Dagster Testing, Resources, and I/O Managers

Dagster’s testing story centers on dependency injection, resources, and I/O managers. The source data says assets and resources are plain Python objects, and that unit testing a pipeline can mean calling a function with test inputs.

Dagster also separates computation from storage through I/O managers. For example, teams can write locally during testing and use production object storage in deployment by changing configuration.

Practical ML implication: Dagster’s I/O managers are particularly relevant when the same pipeline must run against local files in development and production storage in deployment.

A practitioner discussion in the source data also reinforces this: one engineer described developing locally and deploying to production by swapping external resources, with a clean separation between how data is calculated and how it is stored.

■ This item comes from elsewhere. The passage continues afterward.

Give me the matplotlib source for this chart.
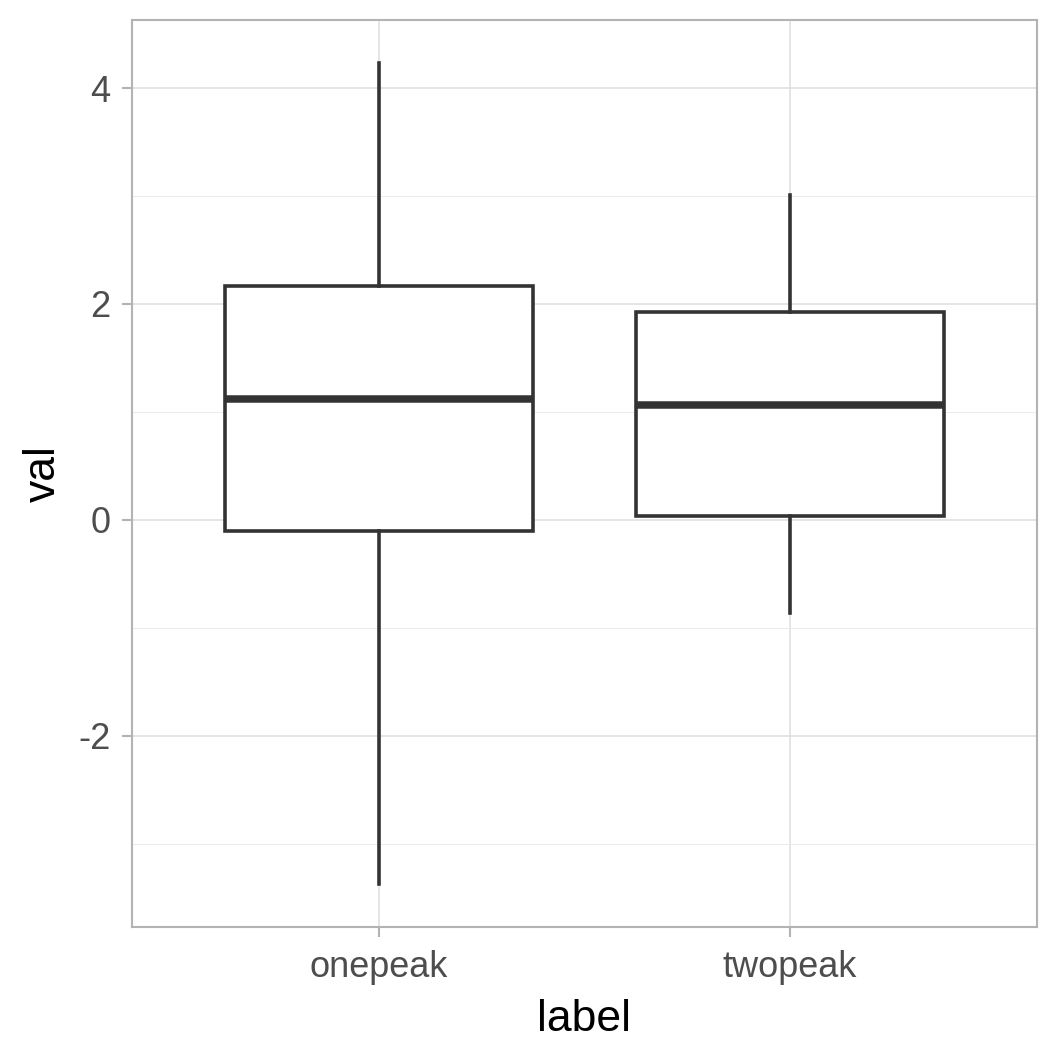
import matplotlib
matplotlib.use("Agg")
import matplotlib.pyplot as plt

plt.rcParams['font.family'] = ['Liberation Sans', 'DejaVu Sans']

# values
labels = ['onepeak', 'twopeak']
whislo = [-3.37, -0.86]
q1 = [-0.10, 0.04]
med = [1.12, 1.06]
q3 = [2.17, 1.93]
whishi = [4.23, 3.01]

stats = []
for i, lab in enumerate(labels):
    stats.append({'label': lab, 'whislo': whislo[i], 'q1': q1[i], 'med': med[i],
                  'q3': q3[i], 'whishi': whishi[i], 'fliers': []})

fig = plt.figure(figsize=(10.62, 10.62), dpi=100)
ax = fig.add_axes([132 / 1062, 1 - 927 / 1062, (1037 - 132) / 1062, (927 - 20) / 1062])

line_col = '#333333'
ax.bxp(stats, positions=[1, 2], widths=0.75, showcaps=False, showfliers=False,
       patch_artist=True,
       boxprops=dict(facecolor='white', edgecolor=line_col, linewidth=2.6),
       whiskerprops=dict(color=line_col, linewidth=2.6),
       medianprops=dict(color=line_col, linewidth=5.4, solid_capstyle='butt'),
       zorder=3)

ax.set_xlim(0.4, 2.6)
ax.set_ylim(-3.77, 4.63)
ax.set_yticks([-2, 0, 2, 4])
ax.set_yticklabels(['-2', '0', '2', '4'])
ax.set_yticks([-3, -1, 1, 3], minor=True)
ax.set_xticks([1, 2])
ax.set_xticklabels(labels)

ax.grid(True, which='major', color='#DEDEDE', linewidth=1.1, zorder=0)
ax.grid(True, which='minor', axis='y', color='#EBEBEB', linewidth=0.7, zorder=0)
ax.set_axisbelow(True)

for s in ax.spines.values():
    s.set_color('#B3B3B3')
    s.set_linewidth(1.5)

ax.tick_params(which='major', length=7.5, width=1.5, color='#B3B3B3',
               labelsize=26, labelcolor='#4D4D4D')
ax.tick_params(axis='x', pad=9)
ax.tick_params(axis='y', pad=8)
ax.tick_params(which='minor', length=0)

ax.set_xlabel('label', fontsize=32, color='black', labelpad=10)
ax.set_ylabel('val', fontsize=32, color='black', labelpad=10)

fig.savefig('out.png', dpi=100, facecolor='white')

Reproducibility Need	Airflow	Prefect	Dagster
Run same code locally and in production	Possible, but local setup can be heavy	Strong fit	Strong fit
Swap storage by environment	Usually custom/operator-dependent	Supported through configuration patterns	Strong through resources and I/O managers
Unit test pipeline logic	More mocking and framework setup	Plain Python-friendly	Plain Python plus dependency injection
Track data lineage	Less native; task-centric	Metadata and state tracking	Core asset graph and lineage

For ML reproducibility, Dagster has the strongest native data-awareness, Prefect has the simplest Python testing flow, and Airflow has the most mature ecosystem but heavier test setup.

Scheduling, Retries, and Failure Recovery

Scheduling is where the operational differences become very visible.

Airflow Scheduling

Airflow is a DAG-centric scheduler. It supports cron schedules, timetables, sensors, deferrable tasks, and dataset-aware scheduling. The architecture source explains that a scheduler reads DAG files, creates task instances, and sends them to executors running on workers.

Airflow also offers operational controls such as:

Pools: Throttle concurrency against scarce resources.
Priority weights: Bias scheduling when the queue is full.
Remote logs: Store worker logs in systems such as object storage so the UI can retrieve them later.
Deferrable operators: Offload long waits to a triggerer so workers are not blocked.

These are important for production ML workloads where feature stores, warehouses, and GPUs may be constrained resources.

However, Airflow also has scheduling complexity. The research notes that off-schedule tasks can cause unexpected issues, all DAGs need some type of schedule, and running multiple runs of a DAG with the same execution time is not possible.

Prefect Scheduling

Prefect treats workflows as standalone objects. The source data notes that a Flow can be run at any time. Scheduling lives on deployments, and workers poll work pools to launch runs on infrastructure.

Prefect also supports:

Retries: Configured on tasks.
Timeouts: Applied around task/flow behavior.
Events and automations: Trigger flows based on external events such as webhook, file arrival, or another flow completing.
Tag-based concurrency limits: Protect shared systems like warehouses.

This makes Prefect attractive for ML pipelines that are not purely cron-based—for example, retraining when a new file lands or running batch scoring after an upstream flow completes.

Dagster Scheduling and Auto-Materialization

Dagster supports classic schedules and sensors, plus declarative automation such as auto-materialization based on upstream changes or freshness policies. The source data highlights partitions and backfills as first-class, including native support for time-partitioned assets and one-click backfills.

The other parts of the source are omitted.